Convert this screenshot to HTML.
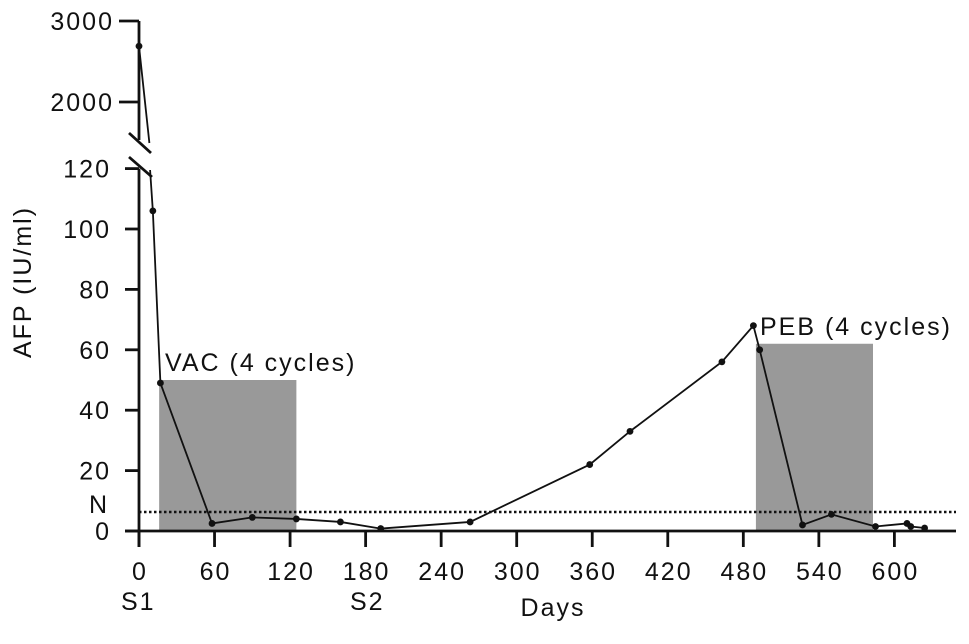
<!DOCTYPE html>
<html><head><meta charset="utf-8"><style>
body{margin:0;background:#fff}
svg text{font-family:"Liberation Sans",Arial,sans-serif;fill:#111;letter-spacing:2px}
</style></head><body>
<svg width="969" height="639" viewBox="0 0 969 639" id="c"></svg>
<script>
const days=[0,11,17,58,90,125,160,192,263,358,390,463,488,493,527,550,585,610,613,624];
const afp=[2690,106,49,2.5,4.5,4,3,0.8,3,22,33,56,68,60,2,5.5,1.5,2.5,1.5,1];
const xTicks=[0,60,120,180,240,300,360,420,480,540,600];
const yTicksLow=[0,20,40,60,80,100,120];
const yTicksHigh=[2000,3000];
const vacRange=[16,125,50];
const pebRange=[490,583,62];
const normalLimit=6.3;

const svg=document.getElementById('c');
const NS='http://www.w3.org/2000/svg';
const X=d=>139+d*1.259;
const YL=v=>531-v*3.02;
const YH=v=>21+(3000-v)*0.081;
const Y=v=>v>150?YH(v):YL(v);
function el(t,a,txt){const e=document.createElementNS(NS,t);for(const k in a)e.setAttribute(k,a[k]);if(txt!==undefined)e.textContent=txt;svg.appendChild(e);return e;}

let r=el('rect',{x:X(vacRange[0]),y:YL(vacRange[2]),width:X(vacRange[1])-X(vacRange[0]),height:YL(0)-YL(vacRange[2]),fill:'#999'});


r=el('rect',{x:X(pebRange[0]),y:YL(pebRange[2]),width:X(pebRange[1])-X(pebRange[0]),height:YL(0)-YL(pebRange[2]),fill:'#999'});



r=el('line',{x1:X(0),x2:956,y1:YL(normalLimit),y2:YL(normalLimit),stroke:'#111','stroke-width':2.5,'stroke-dasharray':'2.5,2.5'});



r=el('path',{d:`M${X(0)-14},${YL(0)}H956`,stroke:'#111','stroke-width':2.8,fill:'none'});


r=el('path',{d:`M${X(0)},${YL(0)+16}V${YL(120)} M${X(0)},${YH(3000)}V140`,stroke:'#111','stroke-width':2.8,fill:'none'});


r=el('path',{d:'M129,133L151,153 M129,157L152,177',stroke:'#111','stroke-width':2.8});



xTicks.forEach(t=>{
 let l=el('line',{x1:X(t),x2:X(t),y1:YL(0),y2:YL(0)+16,stroke:'#111','stroke-width':2.8});
 
 
 let tx=el('text',{x:X(t)+1,y:580,'text-anchor':'middle','font-size':25},t);
 
 
});
yTicksLow.forEach(t=>{
 let l=el('line',{x1:X(0)-14,x2:X(0),y1:YL(t),y2:YL(t),stroke:'#111','stroke-width':2.8});
 
 
 let tx=el('text',{x:111,y:YL(t)+9,'text-anchor':'end','font-size':25},t);
 
 
});
yTicksHigh.forEach(t=>{
 let l=el('line',{x1:X(0)-20,x2:X(0),y1:YH(t),y2:YH(t),stroke:'#111','stroke-width':2.8});
 
 
 let tx=el('text',{x:114,y:YH(t)+9,'text-anchor':'end','font-size':25},t);
 
 
});

let t;
t=el('text',{x:89,y:513,'font-size':25},'N');
t=el('text',{x:121,y:610,'font-size':25},'S1');
t=el('text',{x:350,y:610,'font-size':25},'S2');
t=el('text',{x:553,y:616,'text-anchor':'middle','font-size':25},'Days');
t=el('text',{x:0,y:0,'text-anchor':'middle','font-size':25,transform:'translate(31,282) rotate(-90)'},'AFP (IU/ml)');
t=el('text',{x:165,y:371,'font-size':25},'VAC (4 cycles)');
t=el('text',{x:760,y:335,'font-size':25},'PEB (4 cycles)');

const p0=[X(days[0]),Y(afp[0])],p1=[X(days[1]),Y(afp[1])];
let d=`M${p0[0]},${p0[1]}L${X(days[1]*0.75)},143 M${X(days[1]*0.8)},170L${p1[0]},${p1[1]}`;
for(let i=2;i<days.length;i++)d+=`L${X(days[i])},${Y(afp[i])}`;
r=el('path',{d:d,stroke:'#111','stroke-width':1.8,fill:'none'});


days.forEach((dd,i)=>{
 let c=el('circle',{cx:X(dd),cy:Y(afp[i]),r:3.4,fill:'#111'});
 
 
});
</script>
</body></html>
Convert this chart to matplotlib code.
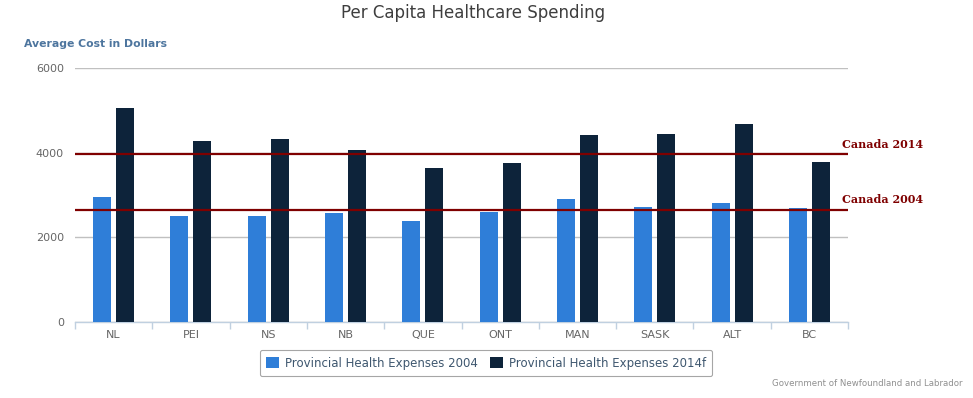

·····

Go through the lines above. Select every one that has the string "Convert".

_Answer to this problem_
Convert this screenshot to HTML.
Convert this chart to matplotlib code.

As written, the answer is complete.